Movies that gather dust on a shelf start to gain a reputation, not a good one. I never quite understood why Blumhouse and Amazon would let the horror title, directed by Shana Feste (Country Strong) and written by Feste along with Keith Josef Adkins and Kellee Terrell, remain unreleased when they put out other titles that might have benefitted from later rollouts. I’d keep checking the IMDb page and news sources for information on the film (mind you, all I had to go on was the synopsis, the cast list, and a few random press photos, the original buzzed-about trailer was never even released online) but came up with nothing. Then…October 2022 rolled around, and it was time for Run Sweetheart Run to get its due.

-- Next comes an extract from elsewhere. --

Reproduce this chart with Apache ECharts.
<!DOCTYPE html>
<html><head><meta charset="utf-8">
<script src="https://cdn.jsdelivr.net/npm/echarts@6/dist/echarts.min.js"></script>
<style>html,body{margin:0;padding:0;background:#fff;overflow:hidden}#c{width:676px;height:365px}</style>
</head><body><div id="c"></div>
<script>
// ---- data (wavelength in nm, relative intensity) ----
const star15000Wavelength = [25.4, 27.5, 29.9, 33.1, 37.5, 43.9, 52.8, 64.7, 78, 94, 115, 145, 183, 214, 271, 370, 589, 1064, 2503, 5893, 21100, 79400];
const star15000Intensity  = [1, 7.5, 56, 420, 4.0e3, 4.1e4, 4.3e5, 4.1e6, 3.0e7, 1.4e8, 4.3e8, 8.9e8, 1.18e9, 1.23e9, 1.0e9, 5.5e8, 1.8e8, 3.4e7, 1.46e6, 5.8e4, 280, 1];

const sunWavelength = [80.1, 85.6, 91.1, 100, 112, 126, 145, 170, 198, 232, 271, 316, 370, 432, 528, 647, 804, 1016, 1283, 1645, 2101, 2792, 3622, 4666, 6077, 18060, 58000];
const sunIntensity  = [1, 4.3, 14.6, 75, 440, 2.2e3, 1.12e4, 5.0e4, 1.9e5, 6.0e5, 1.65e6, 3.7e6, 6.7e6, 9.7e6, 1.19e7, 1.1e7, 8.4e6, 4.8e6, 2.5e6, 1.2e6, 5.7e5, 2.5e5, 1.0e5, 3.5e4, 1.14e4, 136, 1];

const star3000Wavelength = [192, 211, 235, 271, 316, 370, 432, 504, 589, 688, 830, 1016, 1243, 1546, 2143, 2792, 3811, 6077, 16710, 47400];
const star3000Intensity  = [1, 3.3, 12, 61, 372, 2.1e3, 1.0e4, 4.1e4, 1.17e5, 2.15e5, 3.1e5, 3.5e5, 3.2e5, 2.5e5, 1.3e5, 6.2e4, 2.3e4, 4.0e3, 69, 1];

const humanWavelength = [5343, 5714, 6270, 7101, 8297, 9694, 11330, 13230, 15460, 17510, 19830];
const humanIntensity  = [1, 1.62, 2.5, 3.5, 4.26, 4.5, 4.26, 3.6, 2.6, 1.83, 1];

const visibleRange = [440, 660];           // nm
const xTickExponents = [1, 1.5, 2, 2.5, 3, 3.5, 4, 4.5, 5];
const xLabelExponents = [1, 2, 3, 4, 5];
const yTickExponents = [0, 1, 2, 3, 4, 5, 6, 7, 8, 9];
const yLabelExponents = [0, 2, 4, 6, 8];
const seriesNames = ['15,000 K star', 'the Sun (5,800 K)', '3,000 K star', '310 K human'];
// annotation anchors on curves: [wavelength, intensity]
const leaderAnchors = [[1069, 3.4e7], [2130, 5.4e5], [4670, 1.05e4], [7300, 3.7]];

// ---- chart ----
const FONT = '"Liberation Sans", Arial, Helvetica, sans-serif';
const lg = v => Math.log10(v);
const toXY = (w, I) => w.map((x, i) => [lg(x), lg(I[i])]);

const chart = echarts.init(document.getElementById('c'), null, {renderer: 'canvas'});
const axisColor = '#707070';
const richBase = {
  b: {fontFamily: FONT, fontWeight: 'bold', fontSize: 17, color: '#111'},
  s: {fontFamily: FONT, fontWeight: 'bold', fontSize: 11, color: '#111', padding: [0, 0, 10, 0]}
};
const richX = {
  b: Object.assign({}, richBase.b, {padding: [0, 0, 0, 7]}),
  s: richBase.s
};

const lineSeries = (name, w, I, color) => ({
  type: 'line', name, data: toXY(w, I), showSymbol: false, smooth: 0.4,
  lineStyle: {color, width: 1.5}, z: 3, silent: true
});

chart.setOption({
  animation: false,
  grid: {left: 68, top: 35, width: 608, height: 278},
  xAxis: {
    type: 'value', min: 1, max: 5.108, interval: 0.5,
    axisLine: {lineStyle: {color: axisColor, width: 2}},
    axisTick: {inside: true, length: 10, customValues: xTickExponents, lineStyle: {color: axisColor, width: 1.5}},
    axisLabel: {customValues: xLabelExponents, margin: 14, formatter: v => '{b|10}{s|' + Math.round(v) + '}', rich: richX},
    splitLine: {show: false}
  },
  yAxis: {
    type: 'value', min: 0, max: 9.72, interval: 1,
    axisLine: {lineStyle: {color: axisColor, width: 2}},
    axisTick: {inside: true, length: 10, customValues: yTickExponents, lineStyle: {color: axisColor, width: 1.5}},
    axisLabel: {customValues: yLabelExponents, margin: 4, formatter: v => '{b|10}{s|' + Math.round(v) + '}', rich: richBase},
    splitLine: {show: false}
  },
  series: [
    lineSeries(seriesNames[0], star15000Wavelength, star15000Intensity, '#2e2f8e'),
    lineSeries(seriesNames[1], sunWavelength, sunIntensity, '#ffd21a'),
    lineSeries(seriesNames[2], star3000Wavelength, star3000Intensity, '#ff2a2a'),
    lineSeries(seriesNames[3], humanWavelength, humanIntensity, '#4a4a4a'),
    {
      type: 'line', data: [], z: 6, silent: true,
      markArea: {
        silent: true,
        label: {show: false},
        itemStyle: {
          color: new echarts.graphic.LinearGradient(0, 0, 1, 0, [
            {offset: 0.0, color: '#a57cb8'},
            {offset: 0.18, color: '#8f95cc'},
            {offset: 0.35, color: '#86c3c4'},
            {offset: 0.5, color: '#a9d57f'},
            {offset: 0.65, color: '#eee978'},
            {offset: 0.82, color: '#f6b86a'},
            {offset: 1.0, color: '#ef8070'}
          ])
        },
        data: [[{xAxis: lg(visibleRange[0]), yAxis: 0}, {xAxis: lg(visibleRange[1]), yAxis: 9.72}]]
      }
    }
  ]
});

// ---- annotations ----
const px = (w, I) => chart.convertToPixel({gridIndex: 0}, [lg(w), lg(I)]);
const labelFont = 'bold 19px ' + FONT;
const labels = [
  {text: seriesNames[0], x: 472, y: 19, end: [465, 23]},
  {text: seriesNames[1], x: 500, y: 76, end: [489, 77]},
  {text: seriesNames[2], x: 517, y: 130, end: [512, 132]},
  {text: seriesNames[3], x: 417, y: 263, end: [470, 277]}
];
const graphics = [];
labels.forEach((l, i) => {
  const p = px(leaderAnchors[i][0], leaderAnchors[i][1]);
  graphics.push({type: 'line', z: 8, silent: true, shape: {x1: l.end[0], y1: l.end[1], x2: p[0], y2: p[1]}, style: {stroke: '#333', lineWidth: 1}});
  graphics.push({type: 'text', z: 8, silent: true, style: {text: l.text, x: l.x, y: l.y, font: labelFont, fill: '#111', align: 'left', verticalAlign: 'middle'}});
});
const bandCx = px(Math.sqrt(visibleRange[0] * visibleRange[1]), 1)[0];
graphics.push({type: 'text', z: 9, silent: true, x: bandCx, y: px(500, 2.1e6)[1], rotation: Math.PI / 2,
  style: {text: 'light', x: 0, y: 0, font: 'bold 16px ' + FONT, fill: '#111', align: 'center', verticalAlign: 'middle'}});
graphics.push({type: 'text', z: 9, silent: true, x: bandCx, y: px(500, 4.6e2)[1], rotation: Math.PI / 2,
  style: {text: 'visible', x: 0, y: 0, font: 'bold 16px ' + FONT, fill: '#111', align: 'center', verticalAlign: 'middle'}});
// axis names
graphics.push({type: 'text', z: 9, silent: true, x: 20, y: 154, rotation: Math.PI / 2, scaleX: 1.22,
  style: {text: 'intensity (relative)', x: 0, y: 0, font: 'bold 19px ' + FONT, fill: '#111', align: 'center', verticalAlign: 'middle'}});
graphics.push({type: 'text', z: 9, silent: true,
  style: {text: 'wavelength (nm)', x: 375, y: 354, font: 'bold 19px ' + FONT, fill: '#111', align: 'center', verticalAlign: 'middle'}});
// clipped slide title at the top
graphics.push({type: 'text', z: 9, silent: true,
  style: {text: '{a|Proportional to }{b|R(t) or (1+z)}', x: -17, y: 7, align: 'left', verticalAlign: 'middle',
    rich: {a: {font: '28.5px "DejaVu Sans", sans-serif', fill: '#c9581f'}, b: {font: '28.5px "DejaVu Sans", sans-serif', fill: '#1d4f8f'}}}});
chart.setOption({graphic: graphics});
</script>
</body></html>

I’ve followed many films that turned out to be duds, but I was so happy to find that Feste’s film was tremendous fun, the kind of bolt-for-your-life horror that moves so fast you don’t have time to clock how out of joint the logic is at times. The film feeds off the energy put forth by its appealing leads, Ella Balinska and Pilou Asbæk, and a pulsating-synth music score that turns Los Angeles into a neon-tinged town of menace for one woman desperate to survive a night of horrors and the man that is the cause of it all.

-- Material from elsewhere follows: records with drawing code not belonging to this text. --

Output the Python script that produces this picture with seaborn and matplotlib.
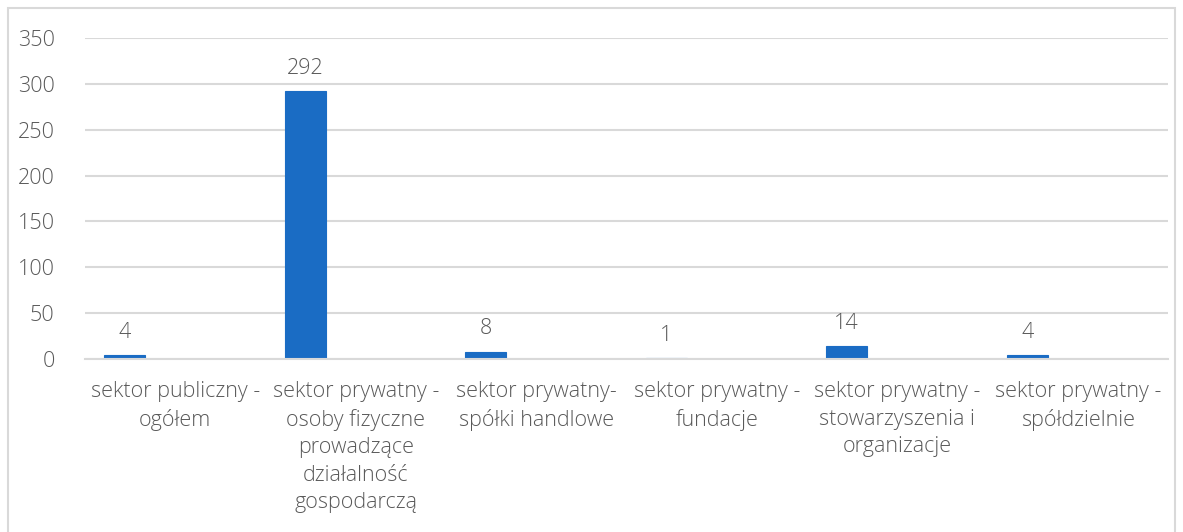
import matplotlib
matplotlib.use("Agg")
import matplotlib.pyplot as plt
import matplotlib.patches as mpatches
import seaborn as sns
import pandas as pd

categories = [
    "sektor publiczny -\nogółem",
    "sektor prywatny -\nosoby fizyczne\nprowadzące\ndziałalność\ngospodarczą",
    "sektor prywatny-\nspółki handlowe",
    "sektor prywatny -\nfundacje",
    "sektor prywatny -\nstowarzyszenia i\norganizacje",
    "sektor prywatny -\nspółdzielnie",
]
values = [4, 292, 8, 1, 14, 4]

df = pd.DataFrame({"Sektor": categories, "Liczba": values})

sns.set_style("white")
plt.rcParams["font.family"] = ["Open Sans", "DejaVu Sans"]
plt.rcParams["font.weight"] = "light"
text_color = "#595959"

fig = plt.figure(figsize=(11.83, 5.32), dpi=100)
ax = fig.add_axes([0.0719, 0.3252, 0.9154, 0.6034])

sns.barplot(data=df, x="Sektor", y="Liczba", color="#1a6cc4", width=0.227,
            saturation=1, ax=ax)

# bars sit in the left part of each category slot
for p in ax.patches:
    p.set_x(p.get_x() - 0.28)
    p.set_edgecolor("#1a6cc4")
    p.set_linewidth(0.8)

ax.bar_label(ax.containers[0], padding=9, fontsize=15.5, color=text_color)

ax.set_ylim(0, 350)
ax.set_xlim(-0.5, len(categories) - 0.5)
ax.set_yticks(range(0, 351, 50))
ax.yaxis.grid(True, color="#d9d9d9", linewidth=1.5)
ax.set_axisbelow(True)
for s in ["top", "right", "left"]:
    ax.spines[s].set_visible(False)
ax.spines["bottom"].set_color("#d9d9d9")
ax.spines["bottom"].set_linewidth(1.5)
ax.set_xlabel("")
ax.set_ylabel("")
ax.tick_params(axis="both", length=0, labelsize=15.5, labelcolor=text_color)
ax.tick_params(axis="y", pad=22)
ax.tick_params(axis="x", pad=16)
for t in ax.get_xticklabels():
    t.set_linespacing(1.4)

# light frame around the chart
fig.patches.append(mpatches.Rectangle((8 / 1183, -0.01), 1167 / 1183, 1 - 8 / 532 + 0.01,
                                      transform=fig.transFigure, fill=False,
                                      edgecolor="#d9d9d9", linewidth=1.5))

fig.savefig("out.png", dpi=100)
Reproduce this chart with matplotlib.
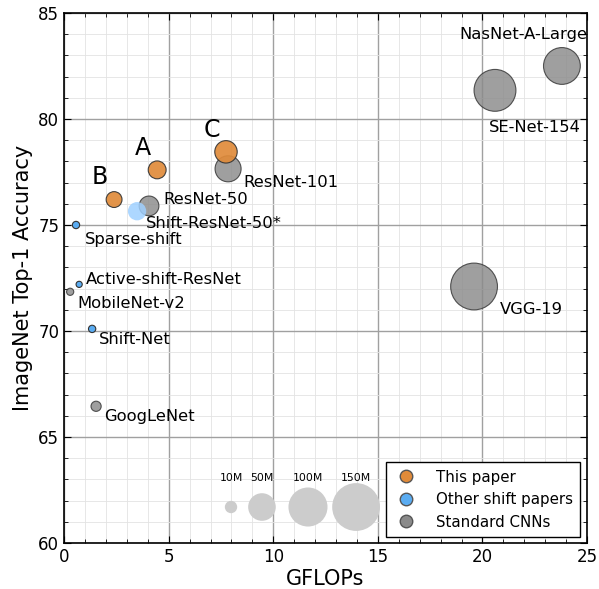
import matplotlib
matplotlib.use("Agg")
import matplotlib.pyplot as plt
from matplotlib.ticker import MultipleLocator
from matplotlib.lines import Line2D

# Data
paper_names = ["A", "B", "C"]
paper_gflops = [4.45, 2.39, 7.74]
paper_acc = [77.6, 76.2, 78.45]
paper_params = [21, 16.5, 33]

shift_names = ["Shift-ResNet-50*", "Sparse-shift", "Active-shift-ResNet", "Shift-Net"]
shift_gflops = [3.49, 0.57, 0.72, 1.34]
shift_acc = [75.65, 75.0, 72.2, 70.1]
shift_params = [22, 3.5, 2.5, 3.5]

std_names = ["ResNet-50", "ResNet-101", "MobileNet-v2", "GoogLeNet", "SE-Net-154", "NasNet-A-Large", "VGG-19"]
std_gflops = [4.06, 7.84, 0.29, 1.53, 20.6, 23.8, 19.6]
std_acc = [75.9, 77.65, 71.85, 66.45, 81.35, 82.5, 72.1]
std_params = [25.6, 44.5, 3.4, 6.8, 115, 88.9, 143.7]

size_labels = ["10M", "50M", "100M", "150M"]
size_values = [10, 50, 100, 150]
size_x = [7.98, 9.46, 11.66, 13.96]

K = 7.9
orange = "#e08b3a"
blue = "#5aacf2"
gray = "#8a8a8a"

fig = plt.figure(figsize=(5.99, 5.89), dpi=100)
ax = fig.add_axes([0.107, 0.078, 0.873, 0.9])
ax.set_xlim(0, 25)
ax.set_ylim(60, 85)

ax.xaxis.set_major_locator(MultipleLocator(5))
ax.yaxis.set_major_locator(MultipleLocator(5))
ax.xaxis.set_minor_locator(MultipleLocator(1))
ax.yaxis.set_minor_locator(MultipleLocator(1))
ax.grid(which="major", color="#a0a0a0", lw=1.0, zorder=0)
ax.grid(which="minor", color="#e3e3e3", lw=0.6, zorder=0)
ax.set_axisbelow(True)
ax.tick_params(which="both", direction="in", top=True, right=True)
ax.tick_params(which="major", length=5, labelsize=12)
ax.tick_params(which="minor", length=3)
for s in ax.spines.values():
    s.set_linewidth(1.2)

# size legend circles
ax.scatter(size_x, [61.7] * 4, s=[K * v for v in size_values], color="#cccccc", zorder=2, edgecolor="none")
for lab, x in zip(size_labels, size_x):
    ax.text(x, 63.05, lab, ha="center", va="center", fontsize=7.8)

ax.scatter(std_gflops, std_acc, s=[K * v for v in std_params], color=gray, edgecolor="#333333",
           linewidth=0.8, alpha=0.82, zorder=3)
ax.scatter(paper_gflops, paper_acc, s=[K * v for v in paper_params], color=orange, edgecolor="#333333",
           linewidth=0.8, alpha=0.92, zorder=3)
ax.scatter(shift_gflops[:1], shift_acc[:1], s=[K * shift_params[0]], color="#9fd0ff", edgecolor="none",
           alpha=0.85, zorder=4)
ax.scatter(shift_gflops[1:], shift_acc[1:], s=[K * v for v in shift_params[1:]], color=blue,
           edgecolor="#333333", linewidth=0.8, zorder=3)

fs = 11.8
label_pos = {
    "ResNet-50": (4.73, 76.2),
    "Shift-ResNet-50*": (3.92, 75.05),
    "ResNet-101": (8.56, 77.0),
    "Sparse-shift": (1.0, 74.3),
    "Active-shift-ResNet": (1.05, 72.45),
    "MobileNet-v2": (0.62, 71.3),
    "Shift-Net": (1.67, 69.6),
    "GoogLeNet": (1.91, 65.95),
    "SE-Net-154": (20.32, 79.6),
    "NasNet-A-Large": (18.88, 84.0),
    "VGG-19": (20.84, 71.0),
}
for name, (x, y) in label_pos.items():
    ax.text(x, y, name, ha="left", va="center", fontsize=fs, zorder=5)

letter_pos = {"A": (3.78, 78.65), "B": (1.72, 77.25), "C": (7.07, 79.5)}
for name, (x, y) in letter_pos.items():
    ax.text(x, y, name, ha="center", va="center", fontsize=17, zorder=5)

ax.set_xlabel("GFLOPs", fontsize=15, labelpad=2)
ax.set_ylabel("ImageNet Top-1 Accuracy", fontsize=15, labelpad=4)

handles = [
    Line2D([], [], marker="o", ls="", markersize=9, markerfacecolor=orange, markeredgecolor="#555555"),
    Line2D([], [], marker="o", ls="", markersize=9, markerfacecolor=blue, markeredgecolor="#555555"),
    Line2D([], [], marker="o", ls="", markersize=9, markerfacecolor=gray, markeredgecolor="#555555"),
]
leg = ax.legend(handles, ["This paper", "Other shift papers", "Standard CNNs"], loc="lower right",
                fontsize=10.8, fancybox=False, edgecolor="black", framealpha=1, borderpad=0.5,
                handlelength=1.6, handletextpad=1.2, borderaxespad=0,
                bbox_to_anchor=(0.9866, 0.0113))
leg.get_frame().set_linewidth(1.0)

fig.savefig("out.png", dpi=100)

Single mother Cherie (Balinska, 2019’s Charlie’s Angels) is studying to get her law degree and working at a high-profile law firm with a boss (Clark Gregg, Moxie) that benefits from her hard work. She double-booked him tonight for an anniversary date with his wife and dinner with a client in town for the evening. Practically guilting her into going, a reluctant Cherie agrees to go out with the client, but when she meets Ethan (Asbæk, Overlord), she’s grateful for her supposed error. A handsome, successful man, Ethan seems interested in Cherie too and has said enough right things by the end of the night that he convinced her to cancel her ride home and come inside with him. As they enter the house, Ethan turns back and stares into the camera, stopping it from following the two of them indoors. What is about to happen is…private.

We don’t see what happens inside, but we hear it, one of several acts of violence toward women that Feste does not show. That may seem like it gives the audience a break from another movie depicting violence against women. Still, there’s something sinister in how characters break the fourth wall and physically move the camera so the audience can’t see what’s about to happen. Cherie is different, though, and is unwilling to go down gently. So begins a night where Cherie is pursued by an evil that won’t stop no matter who is standing in his way. Involving family and friends won’t help Cherie either because Ethan has more than worldly powers at his disposal.

There’s more than a nugget of good ideas and a ton of metaphor, but, almost blessedly, Feste doesn’t lean into this too much. Instead, Feste lets you take the analogy to heart and come up with your interpretation of who Ethan is and what he ultimately has been tasked to do. Feste imbues the story early on with some cheeky fun, but that melts away the further into the night the story gets. That’s also when Balinksa entirely takes control of the movie, and while she may share the lead responsibilities with Asbæk, she’s unquestionably the show’s star.

You can poke holes all around the story and screenplay, but it defeats the bloody-ied fun of the experience. It’s a shame the film got lost in the shuffle because it’s well done and comes across as a confident change of gears for many involved. I could have done with a little more time in the second act with a new character introduced in the final 1/3, but that would add additional time that I don’t think the simple set-up could have supported. Available on streaming, you won’t have to sprint to Run Sweetheart Run, but do walk quickly to add it to your list for a perfect weekend option leading up to Halloween.